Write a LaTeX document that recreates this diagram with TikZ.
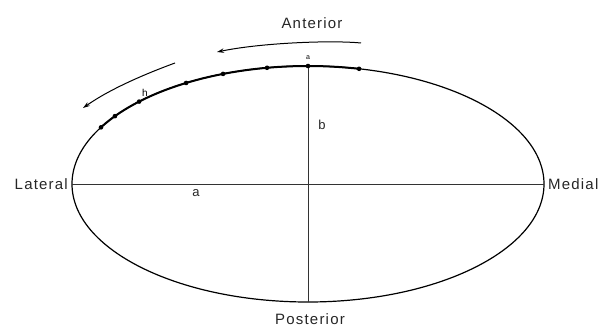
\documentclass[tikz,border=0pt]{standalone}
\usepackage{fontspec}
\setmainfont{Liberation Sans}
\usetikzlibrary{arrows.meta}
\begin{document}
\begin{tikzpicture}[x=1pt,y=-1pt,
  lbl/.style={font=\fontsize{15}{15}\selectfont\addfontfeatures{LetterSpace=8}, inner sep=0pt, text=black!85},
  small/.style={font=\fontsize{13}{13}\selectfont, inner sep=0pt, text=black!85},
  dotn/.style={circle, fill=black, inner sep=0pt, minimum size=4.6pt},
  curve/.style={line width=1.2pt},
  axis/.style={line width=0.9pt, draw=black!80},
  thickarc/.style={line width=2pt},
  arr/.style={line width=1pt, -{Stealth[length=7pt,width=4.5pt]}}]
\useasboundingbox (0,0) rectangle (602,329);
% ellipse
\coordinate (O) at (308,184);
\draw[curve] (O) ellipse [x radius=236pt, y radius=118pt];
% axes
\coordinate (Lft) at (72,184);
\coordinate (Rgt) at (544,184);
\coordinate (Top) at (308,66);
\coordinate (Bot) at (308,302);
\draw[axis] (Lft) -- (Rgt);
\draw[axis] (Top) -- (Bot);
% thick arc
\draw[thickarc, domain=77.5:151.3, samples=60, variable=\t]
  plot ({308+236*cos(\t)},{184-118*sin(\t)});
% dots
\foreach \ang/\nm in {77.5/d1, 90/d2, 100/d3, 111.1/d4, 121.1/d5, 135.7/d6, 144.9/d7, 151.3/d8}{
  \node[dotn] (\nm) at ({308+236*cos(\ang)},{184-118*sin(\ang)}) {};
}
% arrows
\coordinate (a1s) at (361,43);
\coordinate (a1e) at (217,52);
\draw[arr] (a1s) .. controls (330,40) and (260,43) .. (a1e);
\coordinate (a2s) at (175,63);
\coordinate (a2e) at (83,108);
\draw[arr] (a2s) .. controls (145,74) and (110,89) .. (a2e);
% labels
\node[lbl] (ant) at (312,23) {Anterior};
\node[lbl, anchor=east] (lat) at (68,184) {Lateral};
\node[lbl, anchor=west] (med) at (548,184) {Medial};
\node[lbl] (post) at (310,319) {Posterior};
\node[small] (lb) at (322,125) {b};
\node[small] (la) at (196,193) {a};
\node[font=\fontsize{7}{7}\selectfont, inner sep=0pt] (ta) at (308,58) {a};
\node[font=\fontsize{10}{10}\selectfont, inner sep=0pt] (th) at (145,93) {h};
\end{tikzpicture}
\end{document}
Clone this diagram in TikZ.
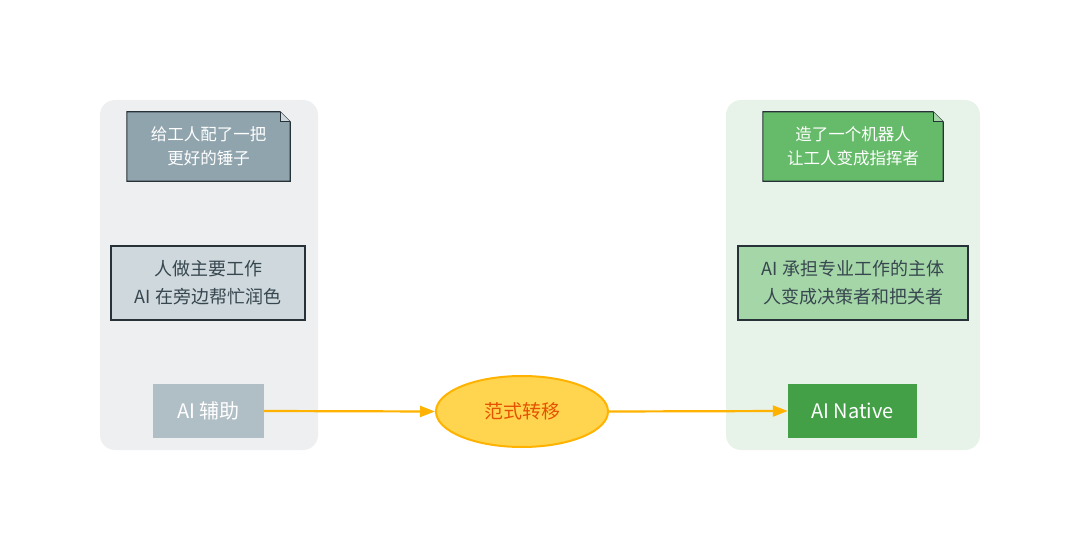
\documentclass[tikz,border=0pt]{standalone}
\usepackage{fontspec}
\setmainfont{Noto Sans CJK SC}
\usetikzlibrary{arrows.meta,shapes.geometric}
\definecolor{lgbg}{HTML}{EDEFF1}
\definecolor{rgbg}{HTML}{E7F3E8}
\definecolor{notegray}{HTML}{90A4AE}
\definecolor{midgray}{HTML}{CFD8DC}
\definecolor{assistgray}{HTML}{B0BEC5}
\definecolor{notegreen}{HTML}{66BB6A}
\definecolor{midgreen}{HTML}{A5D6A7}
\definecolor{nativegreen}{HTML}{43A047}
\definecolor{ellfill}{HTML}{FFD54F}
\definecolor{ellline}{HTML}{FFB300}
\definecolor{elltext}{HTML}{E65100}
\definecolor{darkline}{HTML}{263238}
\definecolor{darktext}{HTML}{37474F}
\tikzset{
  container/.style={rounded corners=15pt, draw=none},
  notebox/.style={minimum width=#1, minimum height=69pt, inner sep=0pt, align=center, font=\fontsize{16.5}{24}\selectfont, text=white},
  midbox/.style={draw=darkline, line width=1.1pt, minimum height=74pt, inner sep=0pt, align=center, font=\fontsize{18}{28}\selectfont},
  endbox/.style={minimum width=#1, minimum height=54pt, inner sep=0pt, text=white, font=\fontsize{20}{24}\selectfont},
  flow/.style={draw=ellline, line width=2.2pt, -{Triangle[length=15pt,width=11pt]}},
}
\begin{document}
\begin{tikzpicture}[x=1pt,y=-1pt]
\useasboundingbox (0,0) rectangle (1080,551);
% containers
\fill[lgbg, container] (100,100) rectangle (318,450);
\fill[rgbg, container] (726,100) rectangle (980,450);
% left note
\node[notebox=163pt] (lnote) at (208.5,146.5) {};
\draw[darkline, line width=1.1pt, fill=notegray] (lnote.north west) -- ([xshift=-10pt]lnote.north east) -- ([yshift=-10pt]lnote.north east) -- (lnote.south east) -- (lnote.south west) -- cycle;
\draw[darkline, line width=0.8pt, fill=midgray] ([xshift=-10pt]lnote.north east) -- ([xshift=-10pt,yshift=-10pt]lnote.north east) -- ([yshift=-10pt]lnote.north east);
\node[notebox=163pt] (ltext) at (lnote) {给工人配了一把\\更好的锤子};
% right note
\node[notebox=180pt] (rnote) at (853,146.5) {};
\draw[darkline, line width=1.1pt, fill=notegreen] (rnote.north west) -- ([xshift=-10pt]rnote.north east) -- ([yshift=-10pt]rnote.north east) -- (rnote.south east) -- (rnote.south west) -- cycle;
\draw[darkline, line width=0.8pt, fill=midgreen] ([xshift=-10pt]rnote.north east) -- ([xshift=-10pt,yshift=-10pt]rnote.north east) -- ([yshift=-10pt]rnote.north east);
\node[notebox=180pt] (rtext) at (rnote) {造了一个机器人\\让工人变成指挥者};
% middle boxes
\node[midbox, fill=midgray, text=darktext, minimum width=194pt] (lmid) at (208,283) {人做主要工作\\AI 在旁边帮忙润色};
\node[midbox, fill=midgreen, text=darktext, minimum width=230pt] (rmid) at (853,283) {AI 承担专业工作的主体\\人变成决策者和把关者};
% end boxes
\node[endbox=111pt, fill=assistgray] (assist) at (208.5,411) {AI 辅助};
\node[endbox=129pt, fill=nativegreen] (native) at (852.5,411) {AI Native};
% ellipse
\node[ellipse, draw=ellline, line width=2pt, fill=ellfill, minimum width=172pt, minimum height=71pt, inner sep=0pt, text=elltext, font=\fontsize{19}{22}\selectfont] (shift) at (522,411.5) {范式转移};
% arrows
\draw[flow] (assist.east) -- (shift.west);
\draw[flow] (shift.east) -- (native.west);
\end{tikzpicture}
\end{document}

--

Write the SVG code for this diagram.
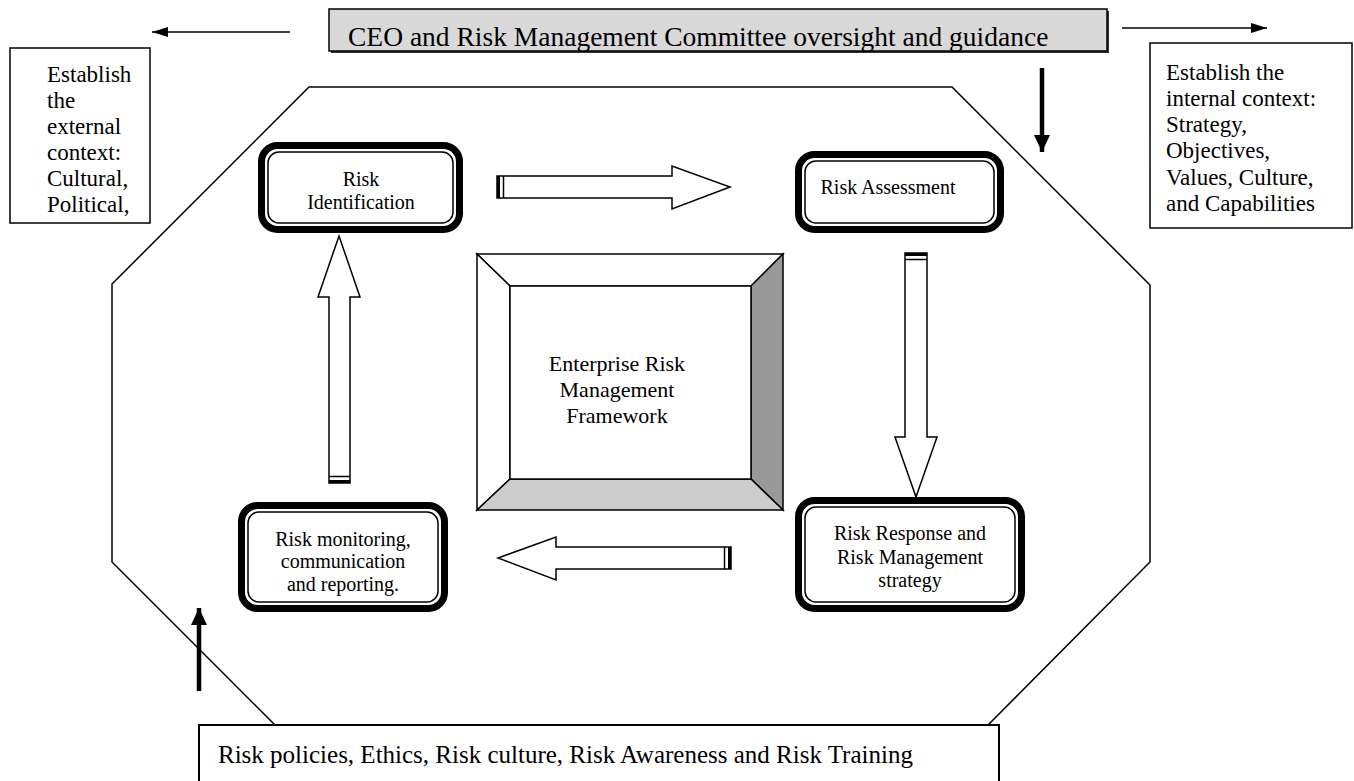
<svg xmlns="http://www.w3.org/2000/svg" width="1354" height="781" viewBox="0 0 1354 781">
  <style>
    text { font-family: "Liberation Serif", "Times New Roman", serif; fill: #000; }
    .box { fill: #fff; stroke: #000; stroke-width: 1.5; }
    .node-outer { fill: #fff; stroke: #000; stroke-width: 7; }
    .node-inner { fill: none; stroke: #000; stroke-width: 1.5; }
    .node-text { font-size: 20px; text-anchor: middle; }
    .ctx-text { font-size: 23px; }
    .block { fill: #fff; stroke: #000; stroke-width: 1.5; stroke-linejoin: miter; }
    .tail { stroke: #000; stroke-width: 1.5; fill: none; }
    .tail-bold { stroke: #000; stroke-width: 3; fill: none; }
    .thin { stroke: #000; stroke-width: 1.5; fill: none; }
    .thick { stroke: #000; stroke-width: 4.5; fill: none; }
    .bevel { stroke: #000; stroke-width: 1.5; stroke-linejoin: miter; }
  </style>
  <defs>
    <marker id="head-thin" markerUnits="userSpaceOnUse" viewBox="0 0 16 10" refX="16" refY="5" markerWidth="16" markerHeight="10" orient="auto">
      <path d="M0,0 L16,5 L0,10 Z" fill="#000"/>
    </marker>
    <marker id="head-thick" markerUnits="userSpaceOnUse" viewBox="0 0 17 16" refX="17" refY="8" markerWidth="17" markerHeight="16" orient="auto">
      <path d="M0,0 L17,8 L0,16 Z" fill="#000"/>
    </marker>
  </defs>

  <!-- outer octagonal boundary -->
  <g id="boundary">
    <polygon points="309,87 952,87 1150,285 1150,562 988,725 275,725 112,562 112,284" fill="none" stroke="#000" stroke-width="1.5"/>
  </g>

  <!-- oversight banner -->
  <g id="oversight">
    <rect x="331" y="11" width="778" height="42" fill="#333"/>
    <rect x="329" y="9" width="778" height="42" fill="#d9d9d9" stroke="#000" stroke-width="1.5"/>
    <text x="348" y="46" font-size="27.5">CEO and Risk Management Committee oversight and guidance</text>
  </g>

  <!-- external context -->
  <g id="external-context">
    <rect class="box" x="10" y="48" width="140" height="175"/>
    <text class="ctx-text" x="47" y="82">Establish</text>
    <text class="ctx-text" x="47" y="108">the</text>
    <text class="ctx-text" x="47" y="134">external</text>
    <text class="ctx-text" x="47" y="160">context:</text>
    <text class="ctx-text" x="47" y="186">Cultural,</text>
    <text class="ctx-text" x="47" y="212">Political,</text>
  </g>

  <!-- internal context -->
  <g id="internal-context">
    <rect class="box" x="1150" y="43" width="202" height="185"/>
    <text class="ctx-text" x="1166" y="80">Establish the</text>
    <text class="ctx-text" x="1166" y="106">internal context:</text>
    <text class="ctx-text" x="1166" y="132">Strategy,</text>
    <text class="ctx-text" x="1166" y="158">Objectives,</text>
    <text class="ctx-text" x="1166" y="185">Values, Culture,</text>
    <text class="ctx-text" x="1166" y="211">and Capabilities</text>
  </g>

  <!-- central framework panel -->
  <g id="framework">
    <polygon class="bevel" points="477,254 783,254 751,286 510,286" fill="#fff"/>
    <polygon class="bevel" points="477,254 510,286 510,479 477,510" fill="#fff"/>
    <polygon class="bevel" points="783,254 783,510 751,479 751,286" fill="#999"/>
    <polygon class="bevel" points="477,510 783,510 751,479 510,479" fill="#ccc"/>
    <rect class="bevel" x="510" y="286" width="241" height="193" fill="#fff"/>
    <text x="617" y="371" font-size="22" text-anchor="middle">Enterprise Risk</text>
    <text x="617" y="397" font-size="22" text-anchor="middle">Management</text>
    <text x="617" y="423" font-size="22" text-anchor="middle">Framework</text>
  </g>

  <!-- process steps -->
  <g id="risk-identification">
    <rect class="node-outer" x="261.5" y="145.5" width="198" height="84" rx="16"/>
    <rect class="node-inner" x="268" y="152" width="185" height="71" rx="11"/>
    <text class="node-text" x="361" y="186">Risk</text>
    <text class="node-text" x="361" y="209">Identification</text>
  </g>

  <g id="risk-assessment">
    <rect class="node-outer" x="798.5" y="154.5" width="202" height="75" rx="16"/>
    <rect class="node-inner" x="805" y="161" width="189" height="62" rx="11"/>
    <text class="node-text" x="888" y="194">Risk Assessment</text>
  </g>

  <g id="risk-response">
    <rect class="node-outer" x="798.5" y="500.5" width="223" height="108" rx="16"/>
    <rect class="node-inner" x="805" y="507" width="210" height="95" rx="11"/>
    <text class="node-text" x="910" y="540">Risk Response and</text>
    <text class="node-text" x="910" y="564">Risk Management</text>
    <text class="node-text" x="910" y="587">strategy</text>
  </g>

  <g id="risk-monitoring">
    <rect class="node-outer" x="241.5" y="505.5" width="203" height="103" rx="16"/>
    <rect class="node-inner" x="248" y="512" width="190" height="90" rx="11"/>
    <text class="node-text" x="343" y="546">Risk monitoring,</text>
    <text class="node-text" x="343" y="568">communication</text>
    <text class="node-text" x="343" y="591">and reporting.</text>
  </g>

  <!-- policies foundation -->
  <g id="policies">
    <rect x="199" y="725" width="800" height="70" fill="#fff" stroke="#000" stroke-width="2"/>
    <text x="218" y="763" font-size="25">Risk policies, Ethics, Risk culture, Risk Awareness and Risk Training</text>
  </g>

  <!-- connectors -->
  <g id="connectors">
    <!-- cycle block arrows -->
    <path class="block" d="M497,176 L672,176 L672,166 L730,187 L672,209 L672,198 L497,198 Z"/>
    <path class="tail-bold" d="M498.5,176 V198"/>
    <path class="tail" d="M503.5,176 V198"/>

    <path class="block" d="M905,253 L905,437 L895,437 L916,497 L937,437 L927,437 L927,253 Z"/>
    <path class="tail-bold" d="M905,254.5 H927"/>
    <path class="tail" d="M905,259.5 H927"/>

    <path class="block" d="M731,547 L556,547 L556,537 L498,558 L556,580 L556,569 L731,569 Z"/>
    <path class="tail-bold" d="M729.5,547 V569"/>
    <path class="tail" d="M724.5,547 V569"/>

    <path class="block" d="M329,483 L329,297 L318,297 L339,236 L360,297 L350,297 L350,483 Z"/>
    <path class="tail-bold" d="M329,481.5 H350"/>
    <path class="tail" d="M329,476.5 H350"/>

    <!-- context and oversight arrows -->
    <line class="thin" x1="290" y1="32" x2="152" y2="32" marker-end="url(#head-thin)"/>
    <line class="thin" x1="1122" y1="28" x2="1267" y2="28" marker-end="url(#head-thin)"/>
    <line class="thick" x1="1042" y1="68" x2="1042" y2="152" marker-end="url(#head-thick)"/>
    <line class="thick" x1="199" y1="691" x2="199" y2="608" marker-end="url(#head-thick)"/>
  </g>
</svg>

---

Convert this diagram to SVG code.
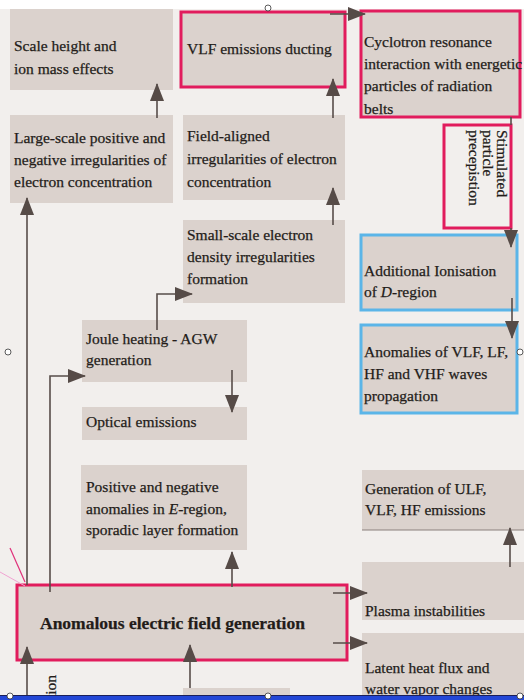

Short task:
Where a line above contains the string "this", copy that line.

Exercise response:
Write a LaTeX document that recreates this diagram with TikZ.
Clone this diagram in TikZ.
Write the SVG code for this diagram.
Convert this diagram to SVG code.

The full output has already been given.